Following the fight, an unscathed-looking Holloway admired the newly redesigned UFC belt, the first edition in his growing collection. And while he marveled at the new hardware, he was quick to point out it will soon join his others…in the closet.
“When I sit back and smell the roses, somebody might creep up and take this,” he explained, gesturing to the belt. “When it’s done, I’ll put them in a trophy case, but right now, I don’t have to look at them.”
Cris Cyborg displayed once again why she’s one of the greatest of any era to play the sport, landing more than double the number of total strikes against opponent Felicia Spencer, and more than triple the number of significant strikes on her way to the unanimous decision victory.

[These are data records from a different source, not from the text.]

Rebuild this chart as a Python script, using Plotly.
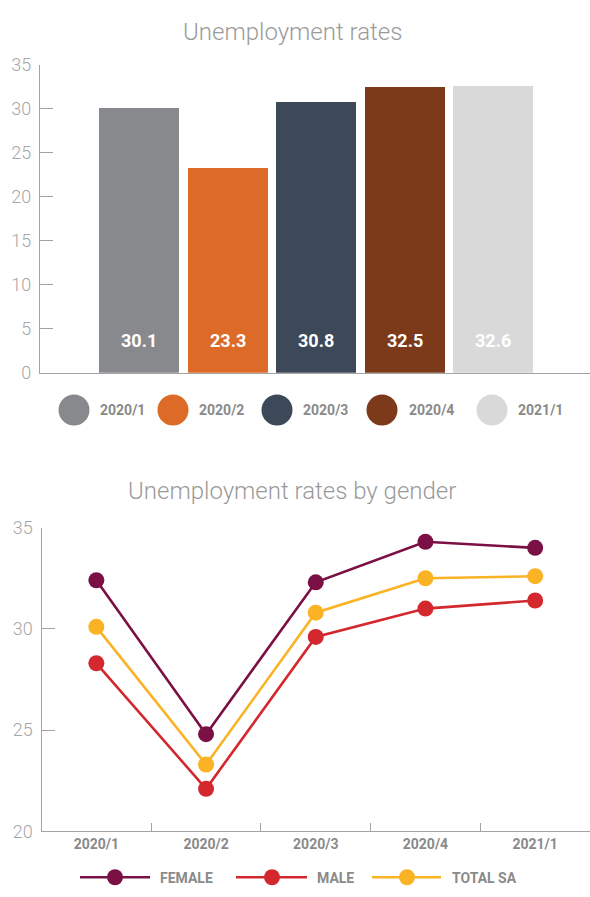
import plotly.graph_objects as go

# ---------------- data ----------------
quarters = ["2020/1", "2020/2", "2020/3", "2020/4", "2021/1"]
rates = [30.1, 23.3, 30.8, 32.5, 32.6]
bar_colors = ["#88898d", "#dd6a27", "#3d4959", "#7c3a1b", "#d9d9da"]

female = [32.4, 24.8, 32.3, 34.3, 34.0]
male = [28.3, 22.1, 29.6, 31.0, 31.4]
total_sa = [30.1, 23.3, 30.8, 32.5, 32.6]
series_names = ["FEMALE", "MALE", "TOTAL SA"]
series_values = [female, male, total_sa]
series_colors = ["#7b1045", "#d3282e", "#fbb326"]

top_yticks = [0, 5, 10, 15, 20, 25, 30, 35]
bottom_yticks = [20, 25, 30, 35]

title_top = "Unemployment rates"
title_bottom = "Unemployment rates by gender"

# ---------------- layout helpers ----------------
W, H = 590, 897
def px(x):
    return x / W
def py(y):
    return 1 - y / H

AXIS = "#a3a3a3"
TICKFONT = dict(family="Roboto", size=18, color="#a6a6a6", weight=300)
LABELFONT = dict(family="Roboto", size=14, color="#8a8a8a", weight=700)
TITLEFONT = dict(family="Roboto", size=24, color="#9a9a9a", weight=300)

fig = go.Figure()

# top bars
fig.add_trace(go.Bar(
    x=quarters, y=rates, marker=dict(color=bar_colors, line=dict(width=0)),
    width=0.904, xaxis="x", yaxis="y", showlegend=False, hoverinfo="x+y"))

# bottom lines
for name, vals, col in zip(series_names, series_values, series_colors):
    fig.add_trace(go.Scatter(
        x=quarters, y=vals, mode="lines+markers", name=name,
        line=dict(color=col, width=2.6),
        marker=dict(color=col, size=16),
        xaxis="x2", yaxis="y2", showlegend=False))

annotations = []
shapes = []

# titles
annotations.append(dict(text=title_top, x=px(292), y=py(21), xref="paper", yref="paper",
                        showarrow=False, xanchor="center", yanchor="middle", font=TITLEFONT))
annotations.append(dict(text=title_bottom, x=px(292), y=py(491), xref="paper", yref="paper",
                        showarrow=False, xanchor="center", yanchor="middle", font=TITLEFONT))

# bar value labels
for q, v in zip(quarters, rates):
    annotations.append(dict(text=f"{v:.1f}", x=q, y=3.7, xref="x", yref="y",
                            showarrow=False, xanchor="center", yanchor="middle",
                            font=dict(family="Roboto", size=18, color="white", weight=700)))

# top legend (circles)
top_leg_cx = [74, 173, 277, 382, 492]
top_leg_tx = [98, 197, 301, 407, 516]
for q, col, cx, tx in zip(quarters, bar_colors, top_leg_cx, top_leg_tx):
    shapes.append(dict(type="circle", xref="paper", yref="paper",
                       xsizemode="pixel", ysizemode="pixel",
                       xanchor=px(cx), yanchor=py(408.5),
                       x0=-15.5, x1=15.5, y0=-15.5, y1=15.5,
                       fillcolor=col, line=dict(width=0)))
    annotations.append(dict(text=q, x=px(tx), y=py(409), xref="paper", yref="paper",
                            showarrow=False, xanchor="left", yanchor="middle", font=LABELFONT))

# bottom legend (line + marker)
bl = [(80, 150, 115, 158), (236, 307, 272, 315), (372, 441, 407, 450)]
for name, col, (l0, l1, mc, tx) in zip(series_names, series_colors, bl):
    shapes.append(dict(type="line", xref="paper", yref="paper",
                       x0=px(l0), x1=px(l1), y0=py(887), y1=py(887),
                       line=dict(color=col, width=2.6)))
    shapes.append(dict(type="circle", xref="paper", yref="paper",
                       xsizemode="pixel", ysizemode="pixel",
                       xanchor=px(mc), yanchor=py(887),
                       x0=-8, x1=8, y0=-8, y1=8,
                       fillcolor=col, line=dict(width=0)))
    annotations.append(dict(text=name, x=px(tx), y=py(888), xref="paper", yref="paper",
                            showarrow=False, xanchor="left", yanchor="middle", font=LABELFONT))

fig.update_layout(
    width=W, height=H,
    margin=dict(l=0, r=0, t=0, b=0),
    paper_bgcolor="white", plot_bgcolor="white",
    font=dict(family="Roboto"),
    xaxis=dict(domain=[px(40), 1], range=[-1.124, 5.096], type="category",
               showticklabels=False, ticks="", showgrid=False, zeroline=False,
               showline=True, linecolor=AXIS, linewidth=1.3, anchor="y"),
    yaxis=dict(domain=[py(370.5), py(55)], range=[0, 35], tickvals=top_yticks,
               ticks="inside", ticklen=13, tickcolor=AXIS, tickwidth=1.3,
               showgrid=False, zeroline=False, showline=True, linecolor=AXIS,
               linewidth=1.3, tickfont=TICKFONT, ticklabelstandoff=4, anchor="x"),
    xaxis2=dict(domain=[px(41.5), 1], range=[-0.5, 4.5], type="category",
                tickson="boundaries", ticks="inside", ticklen=8, tickcolor=AXIS,
                tickwidth=1.3, showgrid=False, zeroline=False, showline=True,
                linecolor=AXIS, linewidth=1.3, tickfont=LABELFONT, anchor="y2"),
    yaxis2=dict(domain=[py(840), py(529)], range=[20, 35], tickvals=bottom_yticks,
                ticks="inside", ticklen=13, tickcolor=AXIS, tickwidth=1.3,
                showgrid=False, zeroline=False, showline=True, linecolor=AXIS,
                linewidth=1.3, tickfont=TICKFONT, ticklabelstandoff=4, anchor="x2"),
    annotations=annotations,
    shapes=shapes,
    bargap=0,
)

fig.write_html(
    "out.html",
    config={"displayModeBar": False},
    post_script="document.body.style.margin='0';document.body.style.overflow='hidden';",
)
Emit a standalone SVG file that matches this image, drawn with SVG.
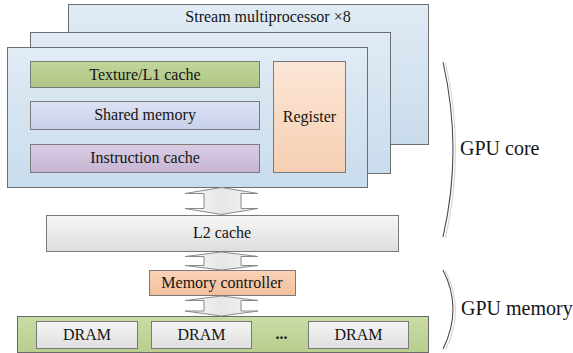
<svg xmlns="http://www.w3.org/2000/svg" width="573" height="353" viewBox="0 0 573 353" font-family="'Liberation Serif', 'DejaVu Serif', serif">
  <defs>
    <linearGradient id="gPanel" x1="0" y1="0" x2="0" y2="1">
      <stop offset="0" stop-color="#e0ebf5"/>
      <stop offset="1" stop-color="#c9dcec"/>
    </linearGradient>
    <linearGradient id="gGreen" x1="0" y1="0" x2="0" y2="1">
      <stop offset="0" stop-color="#c2d69a"/>
      <stop offset="1" stop-color="#aec483"/>
    </linearGradient>
    <linearGradient id="gBlue" x1="0" y1="0" x2="0" y2="1">
      <stop offset="0" stop-color="#dde2f4"/>
      <stop offset="1" stop-color="#c8d0ea"/>
    </linearGradient>
    <linearGradient id="gPurple" x1="0" y1="0" x2="0" y2="1">
      <stop offset="0" stop-color="#d9cde4"/>
      <stop offset="1" stop-color="#c6b5d4"/>
    </linearGradient>
    <linearGradient id="gPeach" x1="0" y1="0" x2="0" y2="1">
      <stop offset="0" stop-color="#fce6d6"/>
      <stop offset="1" stop-color="#f5cfb3"/>
    </linearGradient>
    <linearGradient id="gOrange" x1="0" y1="0" x2="0" y2="1">
      <stop offset="0" stop-color="#f9d3b8"/>
      <stop offset="1" stop-color="#f3bf9c"/>
    </linearGradient>
    <linearGradient id="gGray" x1="0" y1="0" x2="0" y2="1">
      <stop offset="0" stop-color="#f6f6f6"/>
      <stop offset="1" stop-color="#dedede"/>
    </linearGradient>
    <linearGradient id="gArrow" x1="0" y1="0" x2="1" y2="0">
      <stop offset="0" stop-color="#fafafa"/>
      <stop offset="0.5" stop-color="#e6e6e6"/>
      <stop offset="1" stop-color="#f4f4f4"/>
    </linearGradient>
    <linearGradient id="gBar" x1="0" y1="0" x2="0" y2="1">
      <stop offset="0" stop-color="#cadca6"/>
      <stop offset="1" stop-color="#b8cd8e"/>
    </linearGradient>
  </defs>
  <style>
    text { fill: #151515; }
    .lbl { font-size: 16px; text-anchor: middle; }
    .big { font-size: 20px; }
    .panel { fill: url(#gPanel); stroke: #6e6e6e; stroke-width: 1; }
    .box { stroke: #7a7a7a; stroke-width: 1; }
    .arrow { fill: url(#gArrow); stroke: #8a8a8a; stroke-width: 1; }
    .brace { fill: none; stroke: #4a4a4a; stroke-width: 1.1; }
    .brace2 { fill: none; stroke: #d4d4d4; stroke-width: 1.1; }
  </style>

  <!-- stacked stream multiprocessor panels -->
  <g id="sm-back">
    <rect class="panel" x="68.5" y="4.5" width="360" height="140"/>
    <text x="268" y="22" class="lbl">Stream multiprocessor ×8</text>
  </g>
  <g id="sm-middle">
    <rect class="panel" x="30.5" y="32.5" width="360" height="141"/>
  </g>
  <g id="sm-front">
    <rect class="panel" x="7.5" y="47.5" width="360" height="140"/>
  </g>

  <g id="texture-l1">
    <rect class="box" x="30.5" y="61.5" width="229" height="26" fill="url(#gGreen)"/>
    <text x="145" y="79.5" class="lbl">Texture/L1 cache</text>
  </g>
  <g id="shared-memory">
    <rect class="box" x="30.5" y="101.5" width="229" height="28" fill="url(#gBlue)"/>
    <text x="145" y="120" class="lbl">Shared memory</text>
  </g>
  <g id="instruction-cache">
    <rect class="box" x="30.5" y="144.5" width="229" height="28" fill="url(#gPurple)"/>
    <text x="145" y="163" class="lbl">Instruction cache</text>
  </g>
  <g id="register">
    <rect class="box" x="273.5" y="61.5" width="72" height="111" fill="url(#gPeach)"/>
    <text x="309.5" y="121.5" class="lbl">Register</text>
  </g>

  <g id="l2-cache">
    <rect class="box" x="46.5" y="215.5" width="352" height="36" fill="url(#gGray)"/>
    <text x="222" y="238" class="lbl">L2 cache</text>
  </g>

  <g id="memory-controller">
    <rect class="box" x="149.5" y="270.5" width="146" height="25" fill="url(#gOrange)"/>
    <text x="222" y="288" class="lbl">Memory controller</text>
  </g>

  <g id="dram-bank">
    <rect x="17.5" y="316.5" width="411" height="36" fill="url(#gBar)" stroke="#6a6a6a" stroke-width="1"/>
    <rect class="box" x="36.5" y="321.5" width="101" height="27" fill="url(#gGray)"/>
    <text x="87" y="340" class="lbl">DRAM</text>
    <rect class="box" x="151.5" y="321.5" width="100" height="27" fill="url(#gGray)"/>
    <text x="201.5" y="340" class="lbl">DRAM</text>
    <text x="281.5" y="339" class="lbl" font-weight="bold" font-size="13px">...</text>
    <rect class="box" x="308.5" y="321.5" width="100" height="27" fill="url(#gGray)"/>
    <text x="358.5" y="340" class="lbl">DRAM</text>
  </g>

  <!-- double-headed block arrows between levels -->
  <g id="connectors">
    <path class="arrow" d="M221.5,187.5 L258,193.5 L241,193.5 L241,208.5 L258,208.5 L221.5,214.5 L185,208.5 L204,208.5 L204,193.5 L185,193.5 Z"/>
    <path class="arrow" d="M221.5,252 L258,256.5 L241,256.5 L241,265.5 L258,265.5 L221.5,270 L185,265.5 L204,265.5 L204,256.5 L185,256.5 Z"/>
    <path class="arrow" d="M221.5,296 L258,300.5 L241,300.5 L241,311 L258,311 L221.5,316 L185,311 L204,311 L204,300.5 L185,300.5 Z"/>
  </g>

  <!-- braces grouping core and memory -->
  <g id="gpu-core">
    <path class="brace2" d="M445.5,63 Q465.5,150 445.5,238"/>
    <path class="brace" d="M443,62 Q463,150 443,237"/>
    <text x="460" y="155" class="big">GPU core</text>
  </g>
  <g id="gpu-memory">
    <path class="brace2" d="M445.5,271 Q465.5,310 445.5,350"/>
    <path class="brace" d="M443,270 Q463,309 443,349"/>
    <text x="461" y="315" class="big">GPU memory</text>
  </g>
</svg>
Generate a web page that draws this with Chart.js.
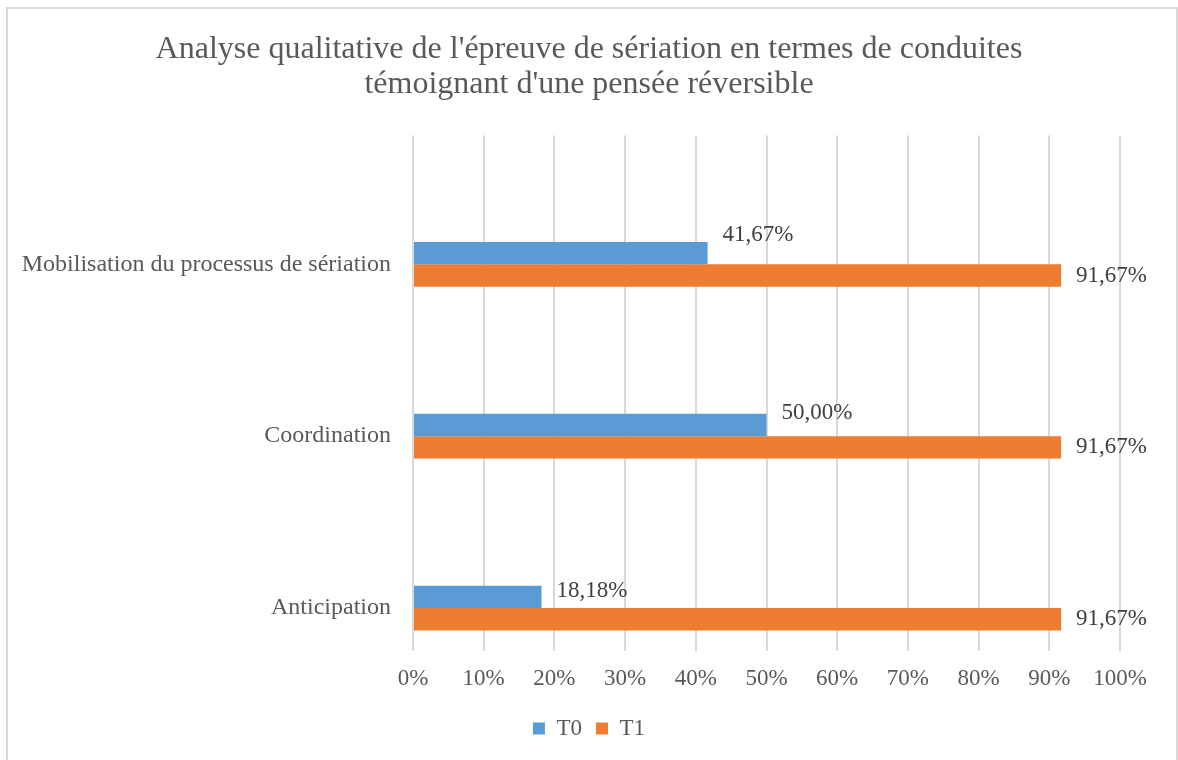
<!DOCTYPE html>
<html>
<head>
<meta charset="utf-8">
<script src="https://cdn.jsdelivr.net/npm/chart.js@4/dist/chart.umd.min.js"></script>
<style>
  body { margin: 0; background: #fff; }
  #wrap { position: absolute; left: 0; top: 0; width: 1178px; height: 760px; }
  #frame { position: absolute; left: 6px; top: 7px; width: 1168px; height: 800px; border: 2px solid #d9d9d9; pointer-events: none; }
</style>
</head>
<body>
<div id="wrap"><canvas id="myChart" width="1178" height="760"></canvas></div>
<div id="frame"></div>
<script>
const categories = ['Mobilisation du processus de sériation', 'Coordination', 'Anticipation'];
const seriesNames = ['T0', 'T1'];
const t0Values = [41.67, 50.00, 18.18];
const t1Values = [91.67, 91.67, 91.67];
const titleLines = ["Analyse qualitative de l'épreuve de sériation en termes de conduites", "témoignant d'une pensée réversible"];

const serif = "'Liberation Serif', 'Times New Roman', serif";

// vertical nudge of each value label (Excel moved the T0 ones up a bit)
const labelShift = [[-18, -12, -6], [0, 0, 0]];

function fmt(v) {
    return v.toFixed(2).replace('.', ',') + '%';
}

// the category axis is a linear one so the bands can sit where Excel put them
function toPoints(values) {
    return values.map(function (v, i) { return { x: v, y: i }; });
}

// draw the value labels next to each bar
const valueLabels = {
    id: 'valueLabels',
    afterDatasetsDraw(chart) {
        let ctx = chart.ctx;
        ctx.save();
        ctx.font = '23px ' + serif;
        ctx.fillStyle = '#404040';
        ctx.textAlign = 'left';
        ctx.textBaseline = 'middle';
        chart.data.datasets.forEach(function (ds, i) {
            let meta = chart.getDatasetMeta(i);
            meta.data.forEach(function (bar, j) {
                ctx.fillText(fmt(ds.data[j].x), bar.x + 15, bar.y + labelShift[i][j]);
            });
        });
        ctx.restore();
    }
};

let ctx = document.getElementById('myChart').getContext('2d');
let myChart = new Chart(ctx, {
    type: 'bar',
    data: {
        datasets: [
            { label: seriesNames[0], data: toPoints(t0Values), backgroundColor: '#5b9bd5' },
            { label: seriesNames[1], data: toPoints(t1Values), backgroundColor: '#ed7d31' }
        ]
    },
    options: {
        indexAxis: 'y',
        responsive: false,
        animation: false,
        categoryPercentage: 0.26,
        barPercentage: 1,
        layout: { padding: { top: 32, right: 0, bottom: 10, left: 0 } },
        scales: {
            x: {
                type: 'linear',
                min: 0,
                max: 100,
                ticks: {
                    stepSize: 10,
                    color: '#595959',
                    font: { family: serif, size: 23 },
                    padding: 14,
                    callback: function (v) { return v + '%'; }
                },
                grid: { color: '#d9d9d9', lineWidth: 2, tickLength: 0 },
                border: { display: false },
                afterFit: function (scale) { scale.height = 52; }
            },
            y: {
                type: 'linear',
                reverse: true,
                offset: false,
                min: -0.75,
                max: 2.25,
                afterBuildTicks: function (scale) {
                    scale.ticks = categories.map(function (c, i) { return { value: i }; });
                },
                ticks: {
                    color: '#595959',
                    font: { family: serif, size: 24 },
                    padding: 22,
                    callback: function (v) { return categories[v]; }
                },
                grid: { display: false, tickLength: 0 },
                border: { display: false },
                afterFit: function (scale) { scale.width = 413; }
            },
            // empty right-hand axis, keeps the plot clear of the right edge
            // while the title and legend stay centred on the whole frame
            yRight: {
                type: 'linear',
                position: 'right',
                display: true,
                ticks: { display: false },
                grid: { display: false, tickLength: 0 },
                border: { display: false },
                afterFit: function (scale) { scale.width = 58; }
            }
        },
        plugins: {
            title: {
                display: true,
                text: titleLines,
                color: '#595959',
                font: { family: serif, size: 32, weight: 'normal', lineHeight: 1.1 },
                padding: { top: 0, bottom: 33 }
            },
            legend: {
                position: 'bottom',
                labels: {
                    color: '#595959',
                    font: { family: serif, size: 23 },
                    boxWidth: 12,
                    boxHeight: 12,
                    padding: 14
                }
            },
            tooltip: { enabled: false }
        }
    },
    plugins: [valueLabels]
});
</script>
</body>
</html>
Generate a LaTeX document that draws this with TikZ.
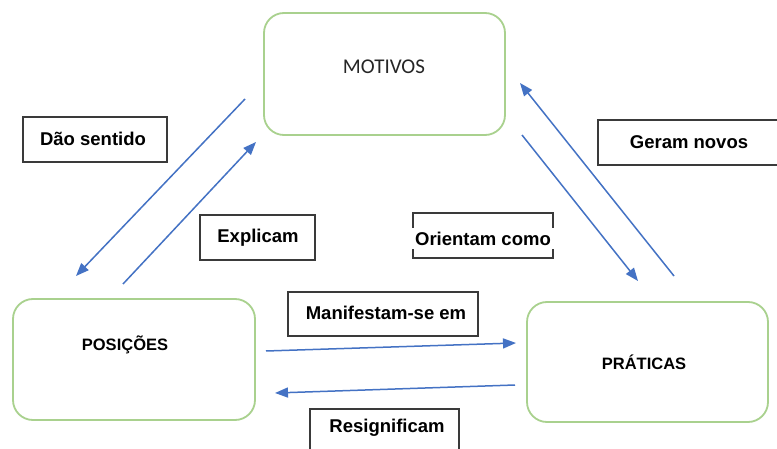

“The sport is growing and better girls keep showing up. I’m really happy because when I started MMA, there weren’t any girls. Seeing girls in the cage makes me proud.”
Other notable Canadian performances bent on making the hometown fans proud included Newfoundland’s Gavin Tucker, who completed a two-year journey back to the Octagon with a submission of SeungWoo Choi. Fighting for the first time on her home country’s soil, Gillian Robertson made the most of the friendly confines with a dominant TKO victory over Sarah Frota. And while there are no moral victories in MMA, Felicia Spencer took Cyborg the distance for only the fourth time in her 14 year, 23-fight career. Showing an almost implausible degree of grit (not to mention an iron chin), her tenacity had the Edmonton faithful chanting “Let’s go Spencer!” in classic, Rocky-esque fashion.